When we first purchased our charming fixer- upper, I initially dreamed that after a few years of living in the space we would gut and redo the master bathroom. As with many things in this house, it had other plans. It has always seemed to speak to me and tell me what it wanted. In this case it literally was crying over its unfortunate looks and was leaking into the bedroom below whenever we took a shower. You can only imagine the stress this caused on us – two new homeowners in the middle of planning a wedding- with a bathroom leaking into the bedroom below. Needless to say, this house has really taught us how to come together as a team. Thankfully we were able to use the main floor full bathroom in the meantime and once we were married it freed up my creative energy to dream up her new look.
The Master Bathroom Before
The original space really had nothing to offer. Ugly and poorly laid out, no more words needed. The pictures don’t even do justice to the crumbling, tiles you could pick out like puzzle pieces or the shower that felt like you were in a stand up tanning booth. Truly a 1990’s bathroom nightmare.

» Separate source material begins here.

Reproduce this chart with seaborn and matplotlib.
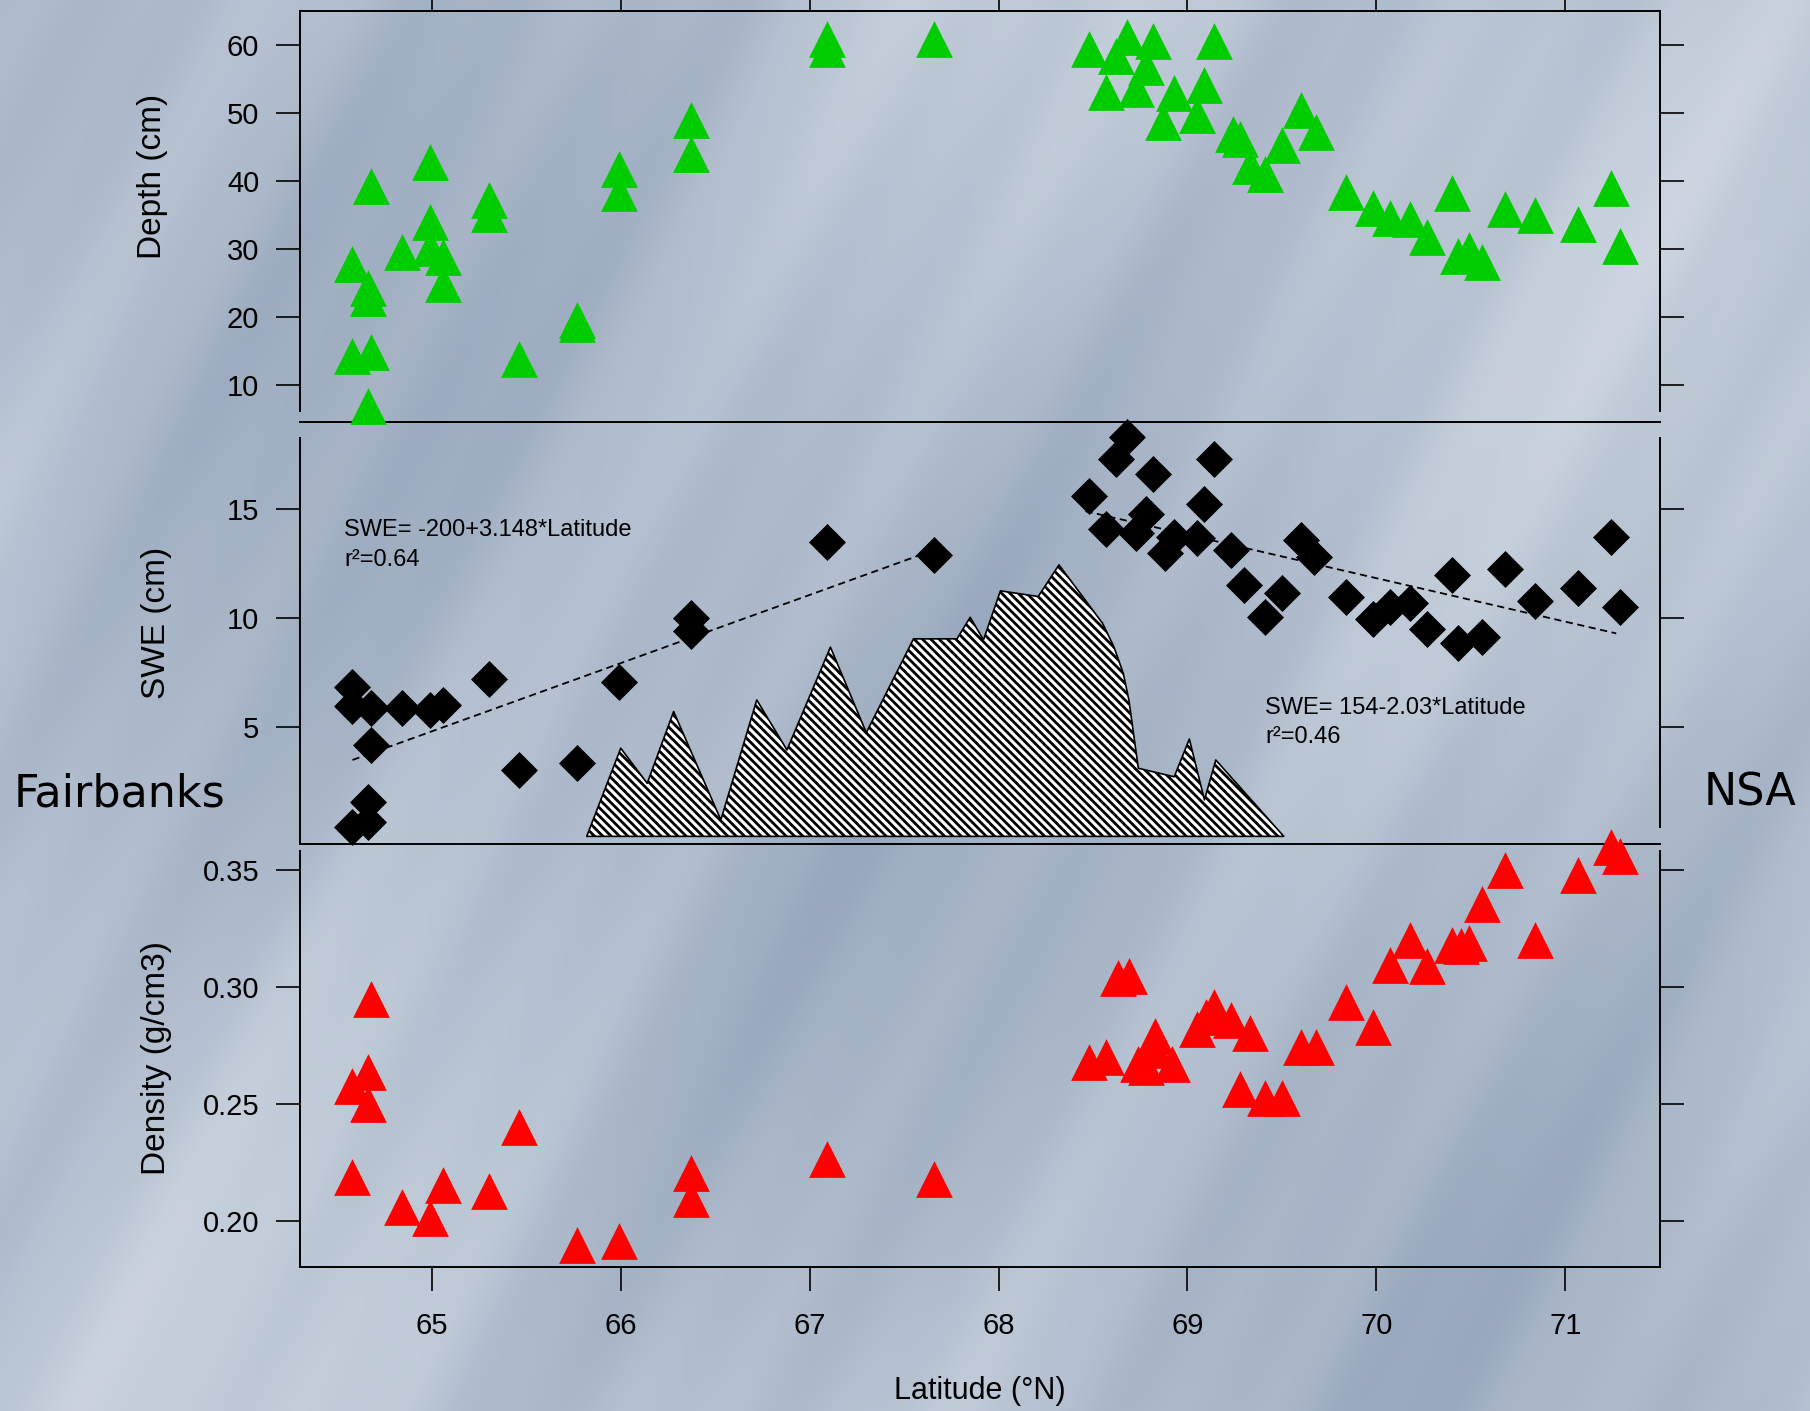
import numpy as np
import seaborn as sns
import matplotlib.pyplot as plt
from matplotlib.colors import LinearSegmentedColormap

# =============================================================================
# values
depth_lat = [64.58, 64.66, 64.66, 64.58, 64.68, 64.66, 64.68, 64.84, 64.99, 64.99,
             64.99, 65.06, 65.06, 65.30, 65.30, 65.46, 65.77, 65.77, 65.99, 65.99,
             66.37, 66.37, 67.09, 67.09,
             67.66, 68.48, 68.68, 68.82, 69.14, 68.62, 68.78, 68.57, 68.73, 68.93,
             69.09, 68.87, 69.05, 69.24, 69.28, 69.60, 69.68, 69.50, 69.33, 69.41,
             69.84, 69.98, 70.07, 70.18, 70.27, 70.40, 70.43, 70.49, 70.56, 70.68,
             70.84, 71.07, 71.24, 71.29]
depth_cm = [27.8, 24.2, 22.8, 14.3, 14.9, 6.9, 39.3, 29.6, 42.8, 34.0,
            30.1, 28.8, 24.8, 37.2, 35.1, 13.8, 19.6, 18.9, 41.7, 38.2,
            49.0, 43.9, 60.8, 59.3,
            60.9, 59.3, 61.1, 60.5, 60.5, 58.3, 56.7, 53.1, 53.5, 52.9,
            54.1, 48.7, 49.6, 46.9, 46.1, 50.4, 47.2, 45.2, 42.2, 41.0,
            38.4, 36.0, 34.6, 34.4, 31.8, 38.2, 28.9, 29.9, 28.0, 35.8,
            34.9, 33.6, 39.0, 30.4]

swe_lat = [64.58, 64.58, 64.68, 64.68, 64.84, 64.99, 65.06, 65.30, 65.46, 65.77,
           65.99, 66.37, 66.37, 67.09, 64.66, 64.58, 64.66,
           67.66, 68.68, 68.62, 68.82, 69.14, 68.48, 69.09, 68.78, 68.57, 68.73,
           68.88, 68.93, 69.05, 69.23, 69.60, 69.67, 69.30, 69.50, 69.41, 69.84,
           69.98, 70.07, 70.18, 70.27, 70.40, 70.43, 70.56, 70.68, 70.84, 71.07,
           71.24, 71.29]
swe_cm = [6.83, 5.98, 5.87, 4.19, 5.87, 5.80, 6.02, 7.22, 3.04, 3.35,
          7.06, 10.0, 9.39, 13.48, 1.59, 0.44, 0.67,
          12.9, 18.3, 17.3, 16.6, 17.3, 15.6, 15.23, 14.75, 14.1, 13.9,
          12.98, 13.7, 13.65, 13.1, 13.56, 12.8, 11.54, 11.17, 10.05, 10.99,
          9.97, 10.49, 10.69, 9.51, 11.97, 8.85, 9.14, 12.26, 10.79, 11.36,
          13.73, 10.53]

dens_lat = [64.68, 64.66, 64.58, 64.66, 64.58, 64.84, 64.99, 65.06, 65.30, 65.46,
            65.77, 65.99, 66.37, 66.37, 67.09,
            67.66, 68.48, 68.57, 68.63, 68.69, 68.74, 68.78, 68.83, 68.83, 68.92,
            69.05, 69.10, 69.14, 69.23, 69.33, 69.28, 69.41, 69.50, 69.60, 69.68,
            69.84, 69.98, 70.07, 70.18, 70.27, 70.40, 70.45, 70.49, 70.56, 70.68,
            70.84, 71.07, 71.24, 71.29]
dens_gcm3 = [0.295, 0.264, 0.258, 0.250, 0.219, 0.206, 0.2015, 0.2155, 0.213, 0.2405,
             0.190, 0.1915, 0.2205, 0.2095, 0.2265,
             0.218, 0.268, 0.270, 0.304, 0.305, 0.267, 0.266, 0.279, 0.273, 0.267,
             0.282, 0.2875, 0.2915, 0.286, 0.2805, 0.2565, 0.2525, 0.2525, 0.2745, 0.2745,
             0.2935, 0.283, 0.3095, 0.320, 0.309, 0.318, 0.3175, 0.319, 0.3355, 0.350,
             0.320, 0.348, 0.360, 0.356]

# elevation profile drawn (hatched) in the SWE panel
elev_lat = [65.82, 66.00, 66.14, 66.28, 66.53, 66.72, 66.88, 67.11, 67.30, 67.55,
            67.78, 67.85, 67.92, 68.01, 68.21, 68.32, 68.55, 68.61, 68.66, 68.69,
            68.74, 68.93, 69.01, 69.09, 69.15, 69.51]
elev_val = [0.0, 4.04, 2.43, 5.72, 0.75, 6.25, 3.96, 8.67, 4.75, 9.05,
            9.05, 10.04, 9.0, 11.25, 10.99, 12.44, 9.77, 8.70, 7.48, 6.25,
            3.12, 2.73, 4.46, 1.67, 3.50, 0.0]

# regression lines (south / north of the range)
fit_s_lat = [64.58, 67.62]
fit_s_swe = [3.5, 13.0]
fit_n_lat = [68.46, 71.27]
fit_n_swe = [14.9, 9.3]

lat_ticks = [65, 66, 67, 68, 69, 70, 71]
depth_ticks = [10, 20, 30, 40, 50, 60]
swe_ticks = [5, 10, 15]
dens_ticks = [0.20, 0.25, 0.30, 0.35]

# =============================================================================
sns.set_style('ticks')
plt.rcParams['font.family'] = ['Liberation Sans', 'DejaVu Sans']
plt.rcParams['hatch.linewidth'] = 2.0
for k in ['text.color', 'axes.labelcolor', 'xtick.color', 'ytick.color']:
    plt.rcParams[k] = 'black'

W, H = 1810, 1411
fig = plt.figure(figsize=(W / 100, H / 100), dpi=100)

# snowy backdrop
bg = fig.add_axes([0, 0, 1, 1], zorder=0)
yy, xx = np.mgrid[0:H:3, 0:W:3].astype(float)
p = xx * 0.87 + yy * 0.5
tex = (0.55 + 0.12 * np.sin(p / 110.0) + 0.07 * np.sin(p / 41.0 + 1.7)
       + 0.03 * np.sin(p / 17.0 + xx / 170.0)
       - 0.13 * np.cos(xx / 430.0 - yy / 390.0))
cmap = LinearSegmentedColormap.from_list('snow', ['#97a7bc', '#b2bece', '#ccd5e0'])
bg.imshow(tex, cmap=cmap, aspect='auto', extent=[0, 1, 0, 1], interpolation='bilinear')
bg.axis('off')


def frac(x0, y0, x1, y1):
    return [x0 / W, 1 - y1 / H, (x1 - x0) / W, (y1 - y0) / H]


ax1 = fig.add_axes(frac(299.6, 11, 1659.7, 421.7), zorder=2)
ax2 = fig.add_axes(frac(299.6, 421.7, 1659.7, 844), zorder=2)
ax3 = fig.add_axes(frac(299.6, 844, 1659.7, 1267.2), zorder=2)

tick_kw = dict(direction='out', length=17, width=1.2, color='black', labelsize=21)

# -- depth --
sns.scatterplot(x=depth_lat, y=depth_cm, ax=ax1, marker='^', s=700, color='#00cc00',
                linewidth=0, clip_on=False, legend=False, zorder=3)
ax1.set_ylim(4.6, 64.95)
ax1.set_yticks(depth_ticks)
ax1.tick_params(axis='x', top=True, bottom=False, labeltop=False, labelbottom=False, **tick_kw)
ax1.set_ylabel('Depth (cm)', fontsize=24)
ax1.yaxis.set_label_coords(-0.097, 0.597)
for s in ['left', 'right']:
    ax1.spines[s].set_bounds(6.1, 64.95)

# -- SWE --
ax2.fill_between(elev_lat, 0, elev_val, facecolor='white', edgecolor='black',
                 hatch='\\\\\\\\', linewidth=1.2, zorder=1)
sns.lineplot(x=fit_s_lat, y=fit_s_swe, ax=ax2, color='black', linewidth=1.3,
             linestyle=(0, (4, 2.5)), zorder=2)
sns.lineplot(x=fit_n_lat, y=fit_n_swe, ax=ax2, color='black', linewidth=1.3,
             linestyle=(0, (4, 2.5)), zorder=2)
sns.scatterplot(x=swe_lat, y=swe_cm, ax=ax2, marker='D', s=355, color='black',
                linewidth=0, clip_on=False, legend=False, zorder=3)
ax2.set_ylim(-0.35, 19.0)
ax2.set_yticks(swe_ticks)
ax2.tick_params(axis='x', top=False, bottom=False, labelbottom=False)
ax2.set_ylabel('SWE (cm)', fontsize=24)
ax2.yaxis.set_label_coords(-0.094, 0.523)
ax2.spines['top'].set_visible(False)
ax2.spines['left'].set_bounds(-0.35, 18.27)
ax2.spines['right'].set_bounds(0.45, 18.27)
ax2.text(64.536, 14.05, 'SWE= -200+3.148*Latitude', fontsize=17, va='center')
ax2.text(64.536, 12.67, 'r²=0.64', fontsize=17, va='center')
ax2.text(69.41, 5.89, 'SWE= 154-2.03*Latitude', fontsize=17, va='center')
ax2.text(69.41, 4.57, 'r²=0.46', fontsize=17, va='center')

# -- density --
sns.scatterplot(x=dens_lat, y=dens_gcm3, ax=ax3, marker='^', s=700, color='#ff0000',
                linewidth=0, clip_on=False, legend=False, zorder=3)
ax3.set_ylim(0.1804, 0.3612)
ax3.set_yticks(dens_ticks)
ax3.set_yticklabels([f'{t:.2f}' for t in dens_ticks])
ax3.set_xticks(lat_ticks)
ax3.set_xticklabels([str(t) for t in lat_ticks])
ax3.tick_params(axis='x', top=False, bottom=True, pad=15, **tick_kw)
ax3.set_xlabel('Latitude (°N)', fontsize=22, labelpad=26)
ax3.set_ylabel('Density (g/cm3)', fontsize=24)
ax3.yaxis.set_label_coords(-0.094, 0.495)
ax3.spines['top'].set_visible(False)
for s in ['left', 'right']:
    ax3.spines[s].set_bounds(0.1804, 0.358)

for ax in (ax1, ax2, ax3):
    ax.set_facecolor('none')
    ax.set_xlim(64.30, 71.50)
    ax.set_xticks(lat_ticks)
    ax.tick_params(axis='y', left=True, right=True, labelright=False, pad=12, **tick_kw)
    for s in ax.spines.values():
        s.set_linewidth(1.4)
        s.set_color('black')

fig.text(14 / W, 1 - 794 / H, 'Fairbanks', fontsize=32, va='center', ha='left',
         family=['DejaVu Sans'])
fig.text(1704 / W, 1 - 793 / H, 'NSA', fontsize=32, va='center', ha='left',
         family=['DejaVu Sans'])

fig.savefig('out.png', dpi=100)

The brick fireplace chimney wasn’t going anywhere and rather than try to hide it, I wanted to highlight the interest and texture it added to the room. This is why I love an old home, how cool is it to have an exposed chimney?! This element, although unique, proved to be the biggest challenge in the space plan for the room.
The Master Bathroom After
This peaked ceiling begged for skylight in the shower space. It added in much needed natural light to help brighten up the small space. The sunlight bouncing off the white tile is the best part of showering in here. It wakes you up better than a cup of coffee. I chose light, bright, affordable and timeless finishings while being mindful that they would fit in with the homes vintage age, but with a more current appeal. I chose the penny tile as a nod to the traditional marble or hex mosaics that were popular in the original homes in this neighborhood.
The upstairs bedrooms in this home are a “jack-and-jill”style. There was a hallway on one end and the bathroom on the opposite. This spaces made a great nook for me to use as a dressing area. I could stay out of my husband’s way when he was fixing his hair (or maybe it was the other way around).
In this old home, finding a way to fit in extra storage has been a focus of all design decisions. We were able to utilize the space under the roof line. Adding in a large shelf for towels and a laundry basket made this space functional.
A well lived and beautiful life
When your home is a total fixer it is so easy to prioritize the public spaces ahead of taking on a master bedroom or master bathroom renovation that guests won’t frequently see. This is such a shame. These are the spaces in which you spend so much important time. Where you set your mood for the day or wind down for the evening. My philosophy with home design is that it should improve your life. Ugly, nonfunctional spaces set the tone for ugly, nonfunctional living. This house forced us into a renovation on a space we likely would have saved for last. However, in doing so has improved every single day we have lived here. I have countless memories of sleepily taking a morning shower drenched in the sunlight while my new baby slept just in his bouncer nearby. So many wonderful evenings brushing my teeth side by side with my husband where he says “I love this room”. That is what home design is really about- setting the stage for a well lived and beautiful life.